Actually humanity’s collective demand first exceeded the earth’s sustainable capacity in 1980, and in 1999 surpassed that capacity by 20 percent (US National Academy of Sciences, 2002).
In other words, humanity has been satisfying its excessive demands by consuming the earth’s natural assets, in effect creating a global bubble economy.
From an ecological and economic perspective, the US financial crisis in 2008, the economic crisis that has hit Europe since 2010, and the ongoing global economic slowdown are believed to be indicators that human demand for natural resources and environmental services has exceeded our earth’s carrying capacity.
Moreover, despite the gains from the world’s economic growth, 1.3 billion people still do not have access to electricity, 2.6 billion still have no access to sanitation, 900 million lack safe and clean drinking water, and 1.5 billion still live below the extreme poverty line (US$ 1.5/person/day) (World Bank, 2012).

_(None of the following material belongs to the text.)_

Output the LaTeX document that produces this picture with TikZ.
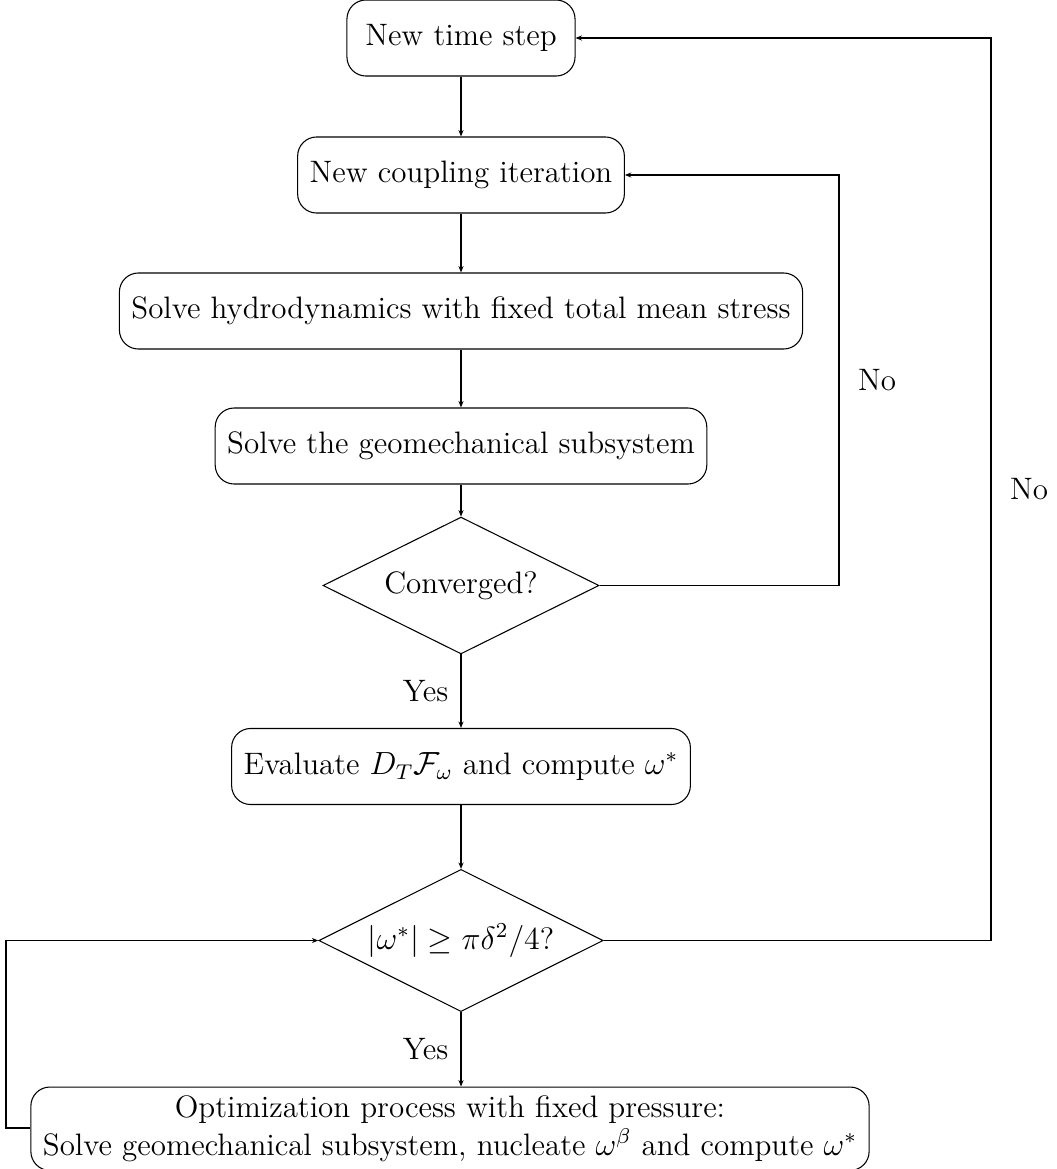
\documentclass[tikz,border=0pt]{standalone}
\usetikzlibrary{shapes.geometric,arrows.meta}
\begin{document}
\begin{tikzpicture}[x=0.01316cm,y=-0.01316cm,
  font=\fontsize{11.6}{14}\selectfont,
  box/.style={draw,rectangle,rounded corners=2.5mm,minimum height=1cm,minimum width=3cm,inner xsep=4.5pt,align=center},
  dec/.style={draw,diamond,aspect=2,inner sep=0pt},
  arr/.style={-{Stealth[length=2.4pt,width=1.9pt]}},
  ylab/.style={inner sep=4.5pt},
  nlab/.style={inner sep=7pt}]
\clip (0,0) rectangle (1056,1169);
\node[box] (n1) at (461,38) {New time step};
\node[box] (n2) at (461,175) {New coupling iteration};
\node[box] (n3) at (461,311) {Solve hydrodynamics with fixed total mean stress};
\node[box] (n4) at (461,446) {Solve the geomechanical subsystem};
\node[dec,minimum width=3.63cm,minimum height=1.80cm] (d1) at (461,585.5) {Converged?};
\node[box] (n5) at (461,766.5) {Evaluate $D_T\mathcal{F}_\omega$ and compute $\omega^*$};
\node[dec,minimum width=3.74cm,minimum height=1.87cm] (d2) at (461,940.5) {$|\omega^*|\geq\pi\delta^2/4$?};
\node[box,anchor=north] (n6) at (450,1086.5) {Optimization process with fixed pressure:\\Solve geomechanical subsystem, nucleate $\omega^\beta$ and compute $\omega^*$};
\coordinate (c1) at (839,585.5);
\coordinate (c2) at (839,175);
\coordinate (c3) at (991,940.5);
\coordinate (c4) at (991,38);
\coordinate (c5) at (6,1128);
\coordinate (c6) at (6,940.5);
\draw[arr] (n1) -- (n2);
\draw[arr] (n2) -- (n3);
\draw[arr] (n3) -- (n4);
\draw[arr] (n4) -- (d1);
\draw[arr] (d1) -- node[ylab,left]{Yes} (n5);
\draw[arr] (n5) -- (d2);
\draw[arr] (d2.south) -- node[ylab,left]{Yes} (d2.south |- n6.north);
\draw[arr] (d1.east) -- (c1) -- node[nlab,right]{No} (c2) -- (n2.east);
\draw[arr] (d2.east) -- (c3) -- node[nlab,right]{No} (c4) -- (n1.east);
\draw[arr] (n6.west |- c5) -- (c5) -- (c6) -- (d2.west);
\end{tikzpicture}
\end{document}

This means that such economic growth has not been inclusive enough. Our growth patterns are currently not just unsustainable, they are also deeply inefficient and socially unjust.
Our challenge then is how to feed the rapidly growing population of the world, expected to reach 9 billion by 2050, to provide them with decent jobs and to bring 1.5 billion people out of poverty in an increasingly warming world? To meet such a fundamental humanitarian challenge, five courses of action must be taken and quickly.
As the rate of natural resource exploitation, GHG emissions and waste discharged into the environment is determined by population size and standard of living, the first action must be to stabilize the world’s population at 10 billion people by 2100.
According to a study conducted by Harvard University (2000), with an average income of $8,000 per person, our planet may be able to support a comfortable life for about 10 billion people.
Second, because the gap between rich and poor is so huge and has been widening, both within countries and between developed and developing countries, in the last two decades, rich citizens of the world must act responsibly with respect to environmental protection and distribution of welfare.
In practice global society must change its lifestyle, consumption and production patterns from those which are greedy, consumerist and wasteful into more green patterns.
It is noteworthy that, according to research on happiness, in countries with average incomes of between $10,000 and $15,000 per capita, further growth does not translate into greater well-being for their citizens (Layard, 2005).
Third, we have to change conventional economic growth into green growth. That is growth which is efficient in its use of natural resources; clean in that it minimizes pollution, GHG emissions, and other negative environmental impacts; and resilient in that it accounts for natural hazards including global warming and the role of environmental management as well as natural capital in preventing physical disasters.
In addition, such an economic growth has to be inclusive, ensuring that the economic pie of a country or the world is distributed to all citizens on a fair basis.
Fourth, green economic growth should be generated by the application of green technologies in every aspect of human life, particularly in the mining, agriculture, manufacturing and transportation sectors. Green technologies include zero-waste manufacturing, renewable energy and organic agriculture.
Finally, institutional arrangements, market mechanisms and government policies should be conducive for the implementation of such a low-carbon, resource-efficient and sustainable economy.
Let us not demand more of the earth, but let us do more with what earth provides!